### Task requirements
Without the pictures, can you quote each line below exactly?
· · · · ·
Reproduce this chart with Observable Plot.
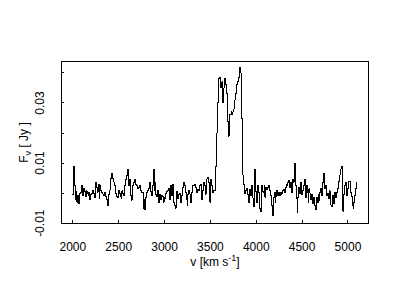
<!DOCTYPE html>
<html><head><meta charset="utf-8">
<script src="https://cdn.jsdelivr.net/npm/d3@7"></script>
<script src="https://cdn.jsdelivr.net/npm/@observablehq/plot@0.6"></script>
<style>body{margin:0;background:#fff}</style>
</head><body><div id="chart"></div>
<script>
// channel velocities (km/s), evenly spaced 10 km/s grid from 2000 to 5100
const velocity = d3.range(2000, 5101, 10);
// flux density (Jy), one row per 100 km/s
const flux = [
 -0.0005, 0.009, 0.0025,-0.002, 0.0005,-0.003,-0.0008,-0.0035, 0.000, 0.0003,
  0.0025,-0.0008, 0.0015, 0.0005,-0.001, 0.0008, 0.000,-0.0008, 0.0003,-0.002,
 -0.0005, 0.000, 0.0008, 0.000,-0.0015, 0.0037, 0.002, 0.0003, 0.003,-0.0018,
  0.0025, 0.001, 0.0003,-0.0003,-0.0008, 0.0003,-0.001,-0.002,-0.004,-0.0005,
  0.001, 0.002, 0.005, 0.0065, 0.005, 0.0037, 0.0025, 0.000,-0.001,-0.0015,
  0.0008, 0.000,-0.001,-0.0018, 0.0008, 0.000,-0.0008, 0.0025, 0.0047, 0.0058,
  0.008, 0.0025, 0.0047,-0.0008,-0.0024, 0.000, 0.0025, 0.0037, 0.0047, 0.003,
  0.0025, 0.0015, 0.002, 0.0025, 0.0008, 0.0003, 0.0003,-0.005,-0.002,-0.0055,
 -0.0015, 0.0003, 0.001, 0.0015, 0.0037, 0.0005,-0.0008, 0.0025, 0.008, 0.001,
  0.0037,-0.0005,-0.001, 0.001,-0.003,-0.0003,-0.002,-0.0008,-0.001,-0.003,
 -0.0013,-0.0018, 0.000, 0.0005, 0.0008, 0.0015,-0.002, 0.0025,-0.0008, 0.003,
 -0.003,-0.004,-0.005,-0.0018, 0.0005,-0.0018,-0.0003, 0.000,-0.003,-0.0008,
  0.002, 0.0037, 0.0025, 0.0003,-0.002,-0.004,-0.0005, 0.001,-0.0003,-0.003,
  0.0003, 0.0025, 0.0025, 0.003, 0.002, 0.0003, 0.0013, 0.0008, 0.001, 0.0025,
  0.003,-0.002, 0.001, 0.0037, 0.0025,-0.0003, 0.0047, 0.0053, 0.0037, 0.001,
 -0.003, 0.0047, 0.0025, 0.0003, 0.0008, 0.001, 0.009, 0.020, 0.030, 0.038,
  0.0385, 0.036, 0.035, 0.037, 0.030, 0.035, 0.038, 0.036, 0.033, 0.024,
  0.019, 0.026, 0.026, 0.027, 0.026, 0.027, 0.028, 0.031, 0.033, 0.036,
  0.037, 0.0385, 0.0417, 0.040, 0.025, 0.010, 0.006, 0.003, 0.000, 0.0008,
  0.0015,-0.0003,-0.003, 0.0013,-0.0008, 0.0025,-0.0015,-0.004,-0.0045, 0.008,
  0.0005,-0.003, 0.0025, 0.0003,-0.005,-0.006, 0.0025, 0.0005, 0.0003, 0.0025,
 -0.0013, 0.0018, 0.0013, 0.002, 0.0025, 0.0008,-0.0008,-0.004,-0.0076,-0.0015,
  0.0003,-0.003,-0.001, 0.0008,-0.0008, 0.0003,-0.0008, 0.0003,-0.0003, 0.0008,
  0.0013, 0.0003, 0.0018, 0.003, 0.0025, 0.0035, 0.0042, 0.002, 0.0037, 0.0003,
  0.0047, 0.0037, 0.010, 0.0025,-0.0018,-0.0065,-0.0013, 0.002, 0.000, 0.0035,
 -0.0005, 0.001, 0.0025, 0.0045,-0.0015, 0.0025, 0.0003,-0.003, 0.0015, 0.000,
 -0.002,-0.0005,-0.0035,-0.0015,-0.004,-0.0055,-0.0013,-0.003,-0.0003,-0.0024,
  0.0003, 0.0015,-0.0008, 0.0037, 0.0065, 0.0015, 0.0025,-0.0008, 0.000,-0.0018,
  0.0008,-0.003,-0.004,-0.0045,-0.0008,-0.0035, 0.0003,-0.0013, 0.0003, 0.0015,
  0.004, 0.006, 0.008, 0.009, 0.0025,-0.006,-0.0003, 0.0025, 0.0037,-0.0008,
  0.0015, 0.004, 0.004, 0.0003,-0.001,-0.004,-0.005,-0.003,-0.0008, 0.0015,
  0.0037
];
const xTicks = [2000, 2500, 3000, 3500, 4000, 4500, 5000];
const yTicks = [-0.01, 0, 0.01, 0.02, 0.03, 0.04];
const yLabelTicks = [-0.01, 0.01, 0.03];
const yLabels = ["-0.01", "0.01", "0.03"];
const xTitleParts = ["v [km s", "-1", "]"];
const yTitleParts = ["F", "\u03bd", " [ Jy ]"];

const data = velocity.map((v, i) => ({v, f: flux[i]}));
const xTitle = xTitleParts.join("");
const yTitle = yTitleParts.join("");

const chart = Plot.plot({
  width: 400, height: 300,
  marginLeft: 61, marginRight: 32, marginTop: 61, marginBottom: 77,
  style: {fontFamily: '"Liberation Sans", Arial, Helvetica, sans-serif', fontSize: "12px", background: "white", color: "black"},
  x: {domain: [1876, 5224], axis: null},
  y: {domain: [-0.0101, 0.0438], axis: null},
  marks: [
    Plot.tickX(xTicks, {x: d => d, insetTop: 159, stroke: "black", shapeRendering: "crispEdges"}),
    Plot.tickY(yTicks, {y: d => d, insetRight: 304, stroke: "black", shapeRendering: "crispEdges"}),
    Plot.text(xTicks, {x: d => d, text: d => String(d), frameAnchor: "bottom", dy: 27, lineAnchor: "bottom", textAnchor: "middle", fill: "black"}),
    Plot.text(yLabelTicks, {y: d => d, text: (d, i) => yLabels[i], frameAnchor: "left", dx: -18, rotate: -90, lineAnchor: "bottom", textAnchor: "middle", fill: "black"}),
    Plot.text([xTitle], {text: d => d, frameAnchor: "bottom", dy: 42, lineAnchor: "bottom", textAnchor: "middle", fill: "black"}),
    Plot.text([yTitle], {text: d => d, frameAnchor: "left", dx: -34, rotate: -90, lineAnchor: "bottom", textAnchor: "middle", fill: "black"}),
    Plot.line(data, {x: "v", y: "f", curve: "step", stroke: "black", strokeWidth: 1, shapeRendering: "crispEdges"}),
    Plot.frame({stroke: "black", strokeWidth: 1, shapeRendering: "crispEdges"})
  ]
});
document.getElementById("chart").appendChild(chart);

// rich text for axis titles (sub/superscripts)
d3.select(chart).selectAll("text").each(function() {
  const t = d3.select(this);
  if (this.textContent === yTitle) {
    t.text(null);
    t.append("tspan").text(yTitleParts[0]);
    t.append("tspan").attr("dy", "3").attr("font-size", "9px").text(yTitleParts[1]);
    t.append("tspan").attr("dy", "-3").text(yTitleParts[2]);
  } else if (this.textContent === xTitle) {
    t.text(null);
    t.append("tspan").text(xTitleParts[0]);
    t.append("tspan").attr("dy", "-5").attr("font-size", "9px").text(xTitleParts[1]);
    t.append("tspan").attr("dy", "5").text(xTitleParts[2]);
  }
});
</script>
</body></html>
· · · · ·
### Answer to the task
Reproduce this chart with Observable Plot.
<!DOCTYPE html>
<html><head><meta charset="utf-8">
<script src="https://cdn.jsdelivr.net/npm/d3@7"></script>
<script src="https://cdn.jsdelivr.net/npm/@observablehq/plot@0.6"></script>
<style>body{margin:0;background:#fff}</style>
</head><body><div id="chart"></div>
<script>
// channel velocities (km/s), evenly spaced 10 km/s grid from 2000 to 5100
const velocity = d3.range(2000, 5101, 10);
// flux density (Jy), one row per 100 km/s
const flux = [
 -0.0005, 0.009, 0.0025,-0.002, 0.0005,-0.003,-0.0008,-0.0035, 0.000, 0.0003,
  0.0025,-0.0008, 0.0015, 0.0005,-0.001, 0.0008, 0.000,-0.0008, 0.0003,-0.002,
 -0.0005, 0.000, 0.0008, 0.000,-0.0015, 0.0037, 0.002, 0.0003, 0.003,-0.0018,
  0.0025, 0.001, 0.0003,-0.0003,-0.0008, 0.0003,-0.001,-0.002,-0.004,-0.0005,
  0.001, 0.002, 0.005, 0.0065, 0.005, 0.0037, 0.0025, 0.000,-0.001,-0.0015,
  0.0008, 0.000,-0.001,-0.0018, 0.0008, 0.000,-0.0008, 0.0025, 0.0047, 0.0058,
  0.008, 0.0025, 0.0047,-0.0008,-0.0024, 0.000, 0.0025, 0.0037, 0.0047, 0.003,
  0.0025, 0.0015, 0.002, 0.0025, 0.0008, 0.0003, 0.0003,-0.005,-0.002,-0.0055,
 -0.0015, 0.0003, 0.001, 0.0015, 0.0037, 0.0005,-0.0008, 0.0025, 0.008, 0.001,
  0.0037,-0.0005,-0.001, 0.001,-0.003,-0.0003,-0.002,-0.0008,-0.001,-0.003,
 -0.0013,-0.0018, 0.000, 0.0005, 0.0008, 0.0015,-0.002, 0.0025,-0.0008, 0.003,
 -0.003,-0.004,-0.005,-0.0018, 0.0005,-0.0018,-0.0003, 0.000,-0.003,-0.0008,
  0.002, 0.0037, 0.0025, 0.0003,-0.002,-0.004,-0.0005, 0.001,-0.0003,-0.003,
  0.0003, 0.0025, 0.0025, 0.003, 0.002, 0.0003, 0.0013, 0.0008, 0.001, 0.0025,
  0.003,-0.002, 0.001, 0.0037, 0.0025,-0.0003, 0.0047, 0.0053, 0.0037, 0.001,
 -0.003, 0.0047, 0.0025, 0.0003, 0.0008, 0.001, 0.009, 0.020, 0.030, 0.038,
  0.0385, 0.036, 0.035, 0.037, 0.030, 0.035, 0.038, 0.036, 0.033, 0.024,
  0.019, 0.026, 0.026, 0.027, 0.026, 0.027, 0.028, 0.031, 0.033, 0.036,
  0.037, 0.0385, 0.0417, 0.040, 0.025, 0.010, 0.006, 0.003, 0.000, 0.0008,
  0.0015,-0.0003,-0.003, 0.0013,-0.0008, 0.0025,-0.0015,-0.004,-0.0045, 0.008,
  0.0005,-0.003, 0.0025, 0.0003,-0.005,-0.006, 0.0025, 0.0005, 0.0003, 0.0025,
 -0.0013, 0.0018, 0.0013, 0.002, 0.0025, 0.0008,-0.0008,-0.004,-0.0076,-0.0015,
  0.0003,-0.003,-0.001, 0.0008,-0.0008, 0.0003,-0.0008, 0.0003,-0.0003, 0.0008,
  0.0013, 0.0003, 0.0018, 0.003, 0.0025, 0.0035, 0.0042, 0.002, 0.0037, 0.0003,
  0.0047, 0.0037, 0.010, 0.0025,-0.0018,-0.0065,-0.0013, 0.002, 0.000, 0.0035,
 -0.0005, 0.001, 0.0025, 0.0045,-0.0015, 0.0025, 0.0003,-0.003, 0.0015, 0.000,
 -0.002,-0.0005,-0.0035,-0.0015,-0.004,-0.0055,-0.0013,-0.003,-0.0003,-0.0024,
  0.0003, 0.0015,-0.0008, 0.0037, 0.0065, 0.0015, 0.0025,-0.0008, 0.000,-0.0018,
  0.0008,-0.003,-0.004,-0.0045,-0.0008,-0.0035, 0.0003,-0.0013, 0.0003, 0.0015,
  0.004, 0.006, 0.008, 0.009, 0.0025,-0.006,-0.0003, 0.0025, 0.0037,-0.0008,
  0.0015, 0.004, 0.004, 0.0003,-0.001,-0.004,-0.005,-0.003,-0.0008, 0.0015,
  0.0037
];
const xTicks = [2000, 2500, 3000, 3500, 4000, 4500, 5000];
const yTicks = [-0.01, 0, 0.01, 0.02, 0.03, 0.04];
const yLabelTicks = [-0.01, 0.01, 0.03];
const yLabels = ["-0.01", "0.01", "0.03"];
const xTitleParts = ["v [km s", "-1", "]"];
const yTitleParts = ["F", "\u03bd", " [ Jy ]"];

const data = velocity.map((v, i) => ({v, f: flux[i]}));
const xTitle = xTitleParts.join("");
const yTitle = yTitleParts.join("");

const chart = Plot.plot({
  width: 400, height: 300,
  marginLeft: 61, marginRight: 32, marginTop: 61, marginBottom: 77,
  style: {fontFamily: '"Liberation Sans", Arial, Helvetica, sans-serif', fontSize: "12px", background: "white", color: "black"},
  x: {domain: [1876, 5224], axis: null},
  y: {domain: [-0.0101, 0.0438], axis: null},
  marks: [
    Plot.tickX(xTicks, {x: d => d, insetTop: 159, stroke: "black", shapeRendering: "crispEdges"}),
    Plot.tickY(yTicks, {y: d => d, insetRight: 304, stroke: "black", shapeRendering: "crispEdges"}),
    Plot.text(xTicks, {x: d => d, text: d => String(d), frameAnchor: "bottom", dy: 27, lineAnchor: "bottom", textAnchor: "middle", fill: "black"}),
    Plot.text(yLabelTicks, {y: d => d, text: (d, i) => yLabels[i], frameAnchor: "left", dx: -18, rotate: -90, lineAnchor: "bottom", textAnchor: "middle", fill: "black"}),
    Plot.text([xTitle], {text: d => d, frameAnchor: "bottom", dy: 42, lineAnchor: "bottom", textAnchor: "middle", fill: "black"}),
    Plot.text([yTitle], {text: d => d, frameAnchor: "left", dx: -34, rotate: -90, lineAnchor: "bottom", textAnchor: "middle", fill: "black"}),
    Plot.line(data, {x: "v", y: "f", curve: "step", stroke: "black", strokeWidth: 1, shapeRendering: "crispEdges"}),
    Plot.frame({stroke: "black", strokeWidth: 1, shapeRendering: "crispEdges"})
  ]
});
document.getElementById("chart").appendChild(chart);

// rich text for axis titles (sub/superscripts)
d3.select(chart).selectAll("text").each(function() {
  const t = d3.select(this);
  if (this.textContent === yTitle) {
    t.text(null);
    t.append("tspan").text(yTitleParts[0]);
    t.append("tspan").attr("dy", "3").attr("font-size", "9px").text(yTitleParts[1]);
    t.append("tspan").attr("dy", "-3").text(yTitleParts[2]);
  } else if (this.textContent === xTitle) {
    t.text(null);
    t.append("tspan").text(xTitleParts[0]);
    t.append("tspan").attr("dy", "-5").attr("font-size", "9px").text(xTitleParts[1]);
    t.append("tspan").attr("dy", "5").text(xTitleParts[2]);
  }
});
</script>
</body></html>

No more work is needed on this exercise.